As anyone who has an adult relative who rules over their basement miniature train set with an iron fist, or who has spent any time on social media listening to 22-year-old leftists talk about what life will be like after “the revolution”, knows, a lot of people have ideas about the way cities, countries, and societies should work. We are usually protected from seeing those ideas realized, and dealing with the consequences of their megalomania, simply by preventing any one person from building enough wealth or power. But I have something to tell you about the tax policy of the last couple decades and the way a small number of people have benefited, and you’re not going to like it …
Now that individual men and women possess more wealth than entire countries, they find themselves trying to circumvent politics and make their mark on the Earth in a much more literal way. What if I built something that looked more or less like a penis, and made everybody look at it? Such thoughts continually plague billionaires such as Amazon’s spacecase Jeff Bezos and now tower-builder Marc Lore.

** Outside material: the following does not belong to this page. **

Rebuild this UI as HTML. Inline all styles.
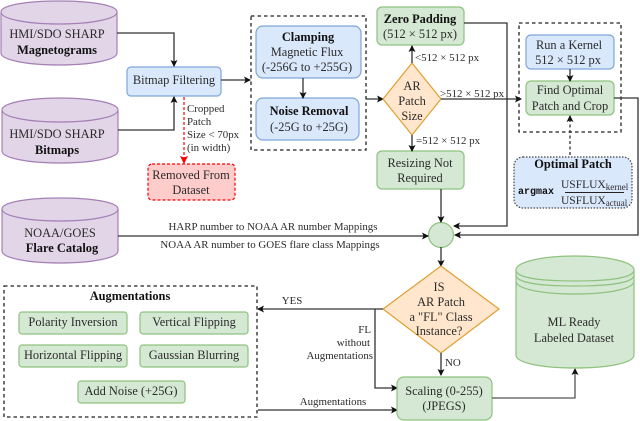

Look, I get their hesitancy. Pay taxes? To this government? The same government that decided to nation-destroy and nation-build and nation-destroy Afghanistan for almost 20 years instead of feeding and educating American children? The same government that subsidizes factory farming, despite its deleterious effects on our environment and our health and the wellbeing of animals? The same government who heard the pain and outrage about the misuse of power by police across America and answered, “How about more police, is that what you want, even more police?”
Watching all this, it almost makes sense that someone with the means and the desire to “help” might want to take a more direct route. And the ideas of this fake little town are grand! Green architecture, environmental technology, “transparent governance”, innovative urban planning ideas – if this works, it could advance our thinking on how humans can exist in a changing world and live harmonious lives during the coming environmental and economic calamities.
But it won’t work. It won’t work because one guy doesn’t get to decide how the world, or even a city, should work. Even if he’s collaborating with the greatest “thinkers” and architects and scientists of our time, just a glance through Lore’s portfolio will reveal that all of his big ideas and fancy language about the betterment and advancement of society are pretty hollow.
This is a guy who built his fortune in part through Walmart, a labor-busting company that pays its own workers so little that they often have to rely on government-funded welfare programs despite being employed full-time.
Lore made another chunk of his fortune by selling a venture to Amazon, a company so odious in its treatment of workers that even the Wall Street Journal has turned up its nose. Both of these companies have been instrumental in funneling money and joy from the lower classes and handing it over to a select few who can think lofty thoughts about, “What would make society better?”
What would make society better? Is it skyscrapers in the desert? Or would it actually benefit the world more if billionaires had less influence over the way society operates?
Telosa’s name, as has been mentioned often in its promotional materials, comes from Aristotle’s use of the word “telos” to mean “highest purpose”. Perhaps a better name could have been derived from Hybris, the Greek goddess of insolence and reckless pride. But it’s best not to wait for some divine act to mete out judgment for our little Icarus here. We the people are in a much better position to bring about his fall. Send in the taxman.